■ REQUIRED TASK:
Isolate every line in the data with the string "React" and copy it.

+--

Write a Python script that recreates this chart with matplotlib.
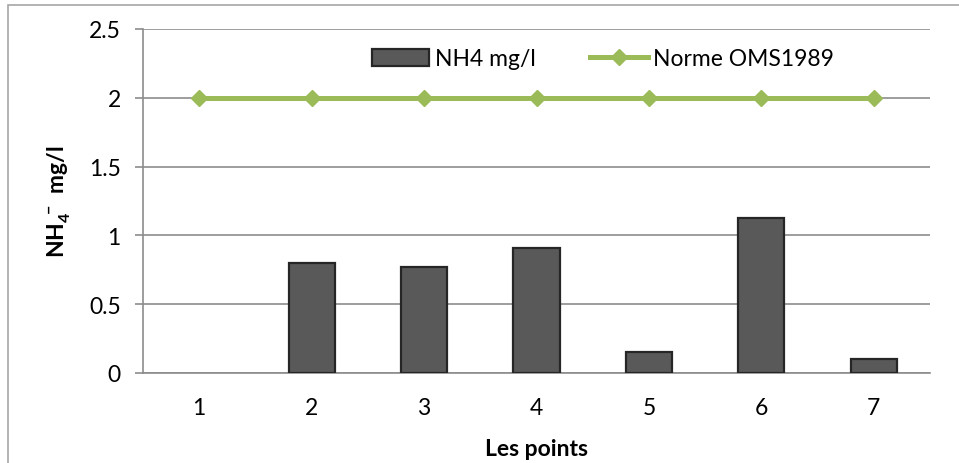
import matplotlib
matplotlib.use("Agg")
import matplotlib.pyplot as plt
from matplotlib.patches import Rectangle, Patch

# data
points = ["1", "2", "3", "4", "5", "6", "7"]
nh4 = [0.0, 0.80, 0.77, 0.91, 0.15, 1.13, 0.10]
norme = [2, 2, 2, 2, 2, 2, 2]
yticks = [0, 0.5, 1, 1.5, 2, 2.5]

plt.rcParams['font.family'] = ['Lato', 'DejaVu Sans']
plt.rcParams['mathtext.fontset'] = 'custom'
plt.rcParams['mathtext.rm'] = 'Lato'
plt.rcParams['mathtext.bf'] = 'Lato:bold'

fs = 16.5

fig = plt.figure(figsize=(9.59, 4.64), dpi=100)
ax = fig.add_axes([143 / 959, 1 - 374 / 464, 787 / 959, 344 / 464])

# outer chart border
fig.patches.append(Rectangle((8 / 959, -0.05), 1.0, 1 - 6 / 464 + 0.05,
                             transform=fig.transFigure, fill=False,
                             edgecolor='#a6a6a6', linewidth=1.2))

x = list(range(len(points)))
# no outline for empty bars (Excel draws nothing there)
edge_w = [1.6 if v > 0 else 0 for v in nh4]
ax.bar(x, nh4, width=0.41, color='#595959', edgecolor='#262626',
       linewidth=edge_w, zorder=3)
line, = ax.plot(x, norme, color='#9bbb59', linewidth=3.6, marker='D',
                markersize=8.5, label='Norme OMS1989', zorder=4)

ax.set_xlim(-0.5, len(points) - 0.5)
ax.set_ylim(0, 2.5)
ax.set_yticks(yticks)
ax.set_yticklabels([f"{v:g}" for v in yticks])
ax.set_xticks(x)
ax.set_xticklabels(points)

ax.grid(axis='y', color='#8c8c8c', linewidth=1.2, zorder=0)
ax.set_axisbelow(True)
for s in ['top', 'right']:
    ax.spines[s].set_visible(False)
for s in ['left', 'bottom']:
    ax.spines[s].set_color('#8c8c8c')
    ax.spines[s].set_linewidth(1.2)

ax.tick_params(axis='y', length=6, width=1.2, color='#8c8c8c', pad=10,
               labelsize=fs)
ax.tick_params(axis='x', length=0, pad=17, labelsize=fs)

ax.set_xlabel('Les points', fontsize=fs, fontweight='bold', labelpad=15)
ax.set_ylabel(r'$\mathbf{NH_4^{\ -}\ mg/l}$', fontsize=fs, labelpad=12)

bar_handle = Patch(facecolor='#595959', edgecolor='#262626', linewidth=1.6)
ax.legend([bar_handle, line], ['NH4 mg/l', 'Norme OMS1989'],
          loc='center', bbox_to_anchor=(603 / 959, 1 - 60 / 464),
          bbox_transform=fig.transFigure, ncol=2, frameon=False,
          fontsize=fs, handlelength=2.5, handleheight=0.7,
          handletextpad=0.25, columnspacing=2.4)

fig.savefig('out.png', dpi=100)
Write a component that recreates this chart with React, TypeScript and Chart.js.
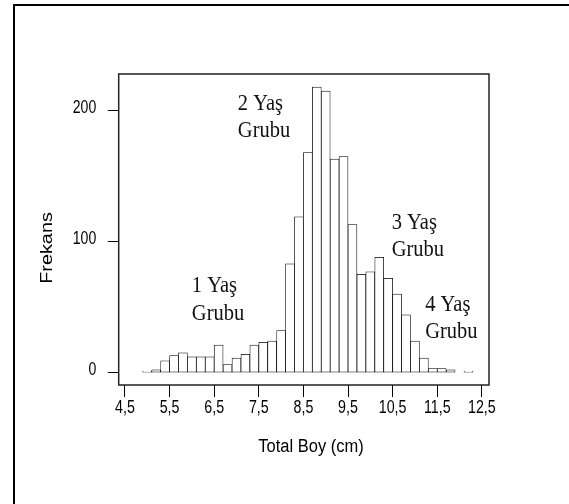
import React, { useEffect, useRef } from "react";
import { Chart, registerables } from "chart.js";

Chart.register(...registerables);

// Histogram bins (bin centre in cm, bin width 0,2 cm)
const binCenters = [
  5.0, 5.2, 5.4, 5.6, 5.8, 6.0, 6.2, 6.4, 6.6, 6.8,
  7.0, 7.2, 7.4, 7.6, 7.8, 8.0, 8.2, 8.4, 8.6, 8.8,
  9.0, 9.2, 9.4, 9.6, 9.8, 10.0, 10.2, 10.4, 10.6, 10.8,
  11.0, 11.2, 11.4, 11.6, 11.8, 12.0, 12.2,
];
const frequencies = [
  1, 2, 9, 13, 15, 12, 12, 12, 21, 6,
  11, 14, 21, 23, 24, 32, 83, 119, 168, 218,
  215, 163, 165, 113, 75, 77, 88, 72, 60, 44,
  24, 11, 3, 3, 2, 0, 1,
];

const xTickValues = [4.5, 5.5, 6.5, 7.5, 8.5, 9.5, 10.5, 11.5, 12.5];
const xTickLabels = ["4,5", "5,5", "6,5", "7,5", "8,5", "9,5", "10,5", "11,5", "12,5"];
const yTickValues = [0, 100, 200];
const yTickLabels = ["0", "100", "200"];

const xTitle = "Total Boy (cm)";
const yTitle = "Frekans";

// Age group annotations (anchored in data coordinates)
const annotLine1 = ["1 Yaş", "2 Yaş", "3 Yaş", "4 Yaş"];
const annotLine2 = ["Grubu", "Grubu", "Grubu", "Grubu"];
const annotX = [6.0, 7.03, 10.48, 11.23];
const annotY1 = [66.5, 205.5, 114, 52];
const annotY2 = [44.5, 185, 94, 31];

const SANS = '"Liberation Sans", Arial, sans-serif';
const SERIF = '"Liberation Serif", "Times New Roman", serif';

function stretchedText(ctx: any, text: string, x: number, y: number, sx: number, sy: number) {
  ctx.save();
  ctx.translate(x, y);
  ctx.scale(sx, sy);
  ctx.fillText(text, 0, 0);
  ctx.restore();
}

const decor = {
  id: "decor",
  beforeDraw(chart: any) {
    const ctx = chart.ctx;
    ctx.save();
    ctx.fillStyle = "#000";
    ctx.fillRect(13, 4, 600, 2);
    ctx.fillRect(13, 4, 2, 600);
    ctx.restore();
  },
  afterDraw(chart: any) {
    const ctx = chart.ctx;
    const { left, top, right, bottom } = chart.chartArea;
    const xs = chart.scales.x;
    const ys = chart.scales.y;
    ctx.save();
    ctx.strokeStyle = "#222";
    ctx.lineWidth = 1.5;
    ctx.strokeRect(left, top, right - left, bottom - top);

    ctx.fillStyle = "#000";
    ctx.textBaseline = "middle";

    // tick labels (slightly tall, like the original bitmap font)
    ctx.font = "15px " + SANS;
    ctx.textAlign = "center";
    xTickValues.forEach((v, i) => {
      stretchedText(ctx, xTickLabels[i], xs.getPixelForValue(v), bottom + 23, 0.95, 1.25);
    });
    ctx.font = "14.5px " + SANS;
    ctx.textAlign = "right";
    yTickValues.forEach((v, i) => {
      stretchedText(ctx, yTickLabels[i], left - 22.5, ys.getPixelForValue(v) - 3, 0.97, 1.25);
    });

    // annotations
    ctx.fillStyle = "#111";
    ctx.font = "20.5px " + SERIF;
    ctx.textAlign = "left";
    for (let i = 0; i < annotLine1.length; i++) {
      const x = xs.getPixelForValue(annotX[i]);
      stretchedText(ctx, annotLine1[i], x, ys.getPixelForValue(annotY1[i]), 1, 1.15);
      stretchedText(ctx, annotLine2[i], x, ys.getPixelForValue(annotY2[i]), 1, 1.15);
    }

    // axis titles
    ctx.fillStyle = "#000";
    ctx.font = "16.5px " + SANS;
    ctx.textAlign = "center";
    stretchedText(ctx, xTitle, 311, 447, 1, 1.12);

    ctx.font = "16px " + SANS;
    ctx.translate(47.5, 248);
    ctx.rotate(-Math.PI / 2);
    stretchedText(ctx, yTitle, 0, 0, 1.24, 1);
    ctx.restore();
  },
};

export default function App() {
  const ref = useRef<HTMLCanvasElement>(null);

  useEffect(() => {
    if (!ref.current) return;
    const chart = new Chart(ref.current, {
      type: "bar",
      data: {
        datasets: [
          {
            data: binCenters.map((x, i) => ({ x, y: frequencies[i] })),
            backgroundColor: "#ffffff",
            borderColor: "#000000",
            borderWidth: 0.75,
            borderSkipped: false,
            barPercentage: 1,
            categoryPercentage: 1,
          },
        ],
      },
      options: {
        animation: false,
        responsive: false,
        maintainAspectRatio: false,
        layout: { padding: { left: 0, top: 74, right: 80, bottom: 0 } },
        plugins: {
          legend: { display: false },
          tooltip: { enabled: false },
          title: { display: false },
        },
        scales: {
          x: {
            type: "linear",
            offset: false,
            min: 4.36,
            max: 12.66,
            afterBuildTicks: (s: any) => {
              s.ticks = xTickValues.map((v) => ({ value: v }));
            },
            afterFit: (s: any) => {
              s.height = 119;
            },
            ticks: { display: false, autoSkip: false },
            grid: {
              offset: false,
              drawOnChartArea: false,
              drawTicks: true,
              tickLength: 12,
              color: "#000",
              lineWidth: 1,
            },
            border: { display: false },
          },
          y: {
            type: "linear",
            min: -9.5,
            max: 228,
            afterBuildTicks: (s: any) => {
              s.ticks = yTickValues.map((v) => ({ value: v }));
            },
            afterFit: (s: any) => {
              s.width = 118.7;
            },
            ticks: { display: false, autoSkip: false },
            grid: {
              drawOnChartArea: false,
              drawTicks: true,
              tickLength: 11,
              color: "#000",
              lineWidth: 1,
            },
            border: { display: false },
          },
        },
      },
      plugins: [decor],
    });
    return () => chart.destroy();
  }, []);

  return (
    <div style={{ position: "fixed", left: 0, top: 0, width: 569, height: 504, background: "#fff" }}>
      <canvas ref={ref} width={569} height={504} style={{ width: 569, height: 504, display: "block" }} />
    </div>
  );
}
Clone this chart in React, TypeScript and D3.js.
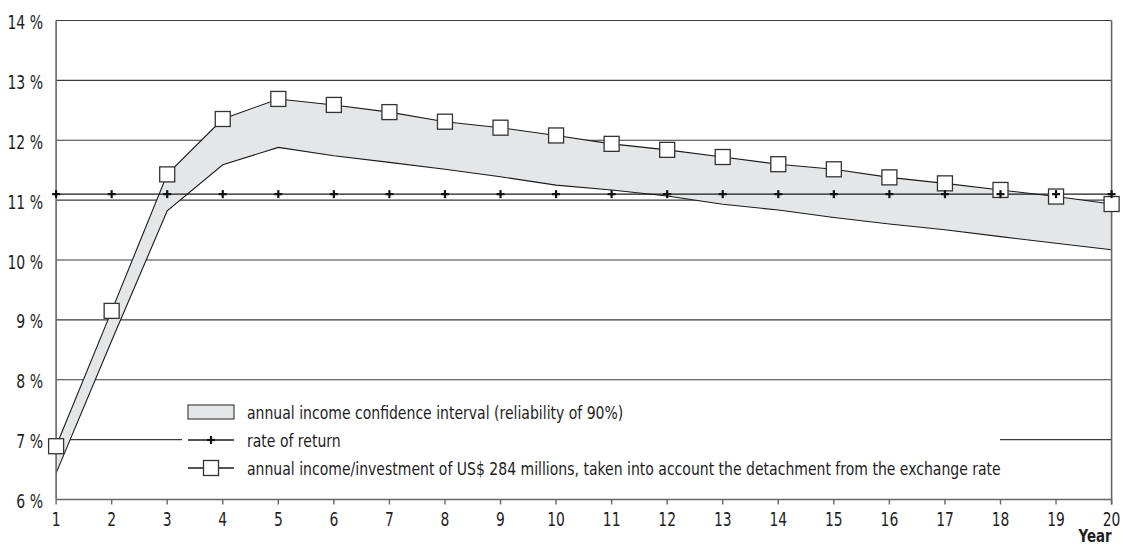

+--

■ SOLUTION:
Write a component that recreates this chart with React, TypeScript and Chart.js.
import React, { useEffect, useRef } from "react";
Clone this chart in React, TypeScript and D3.js.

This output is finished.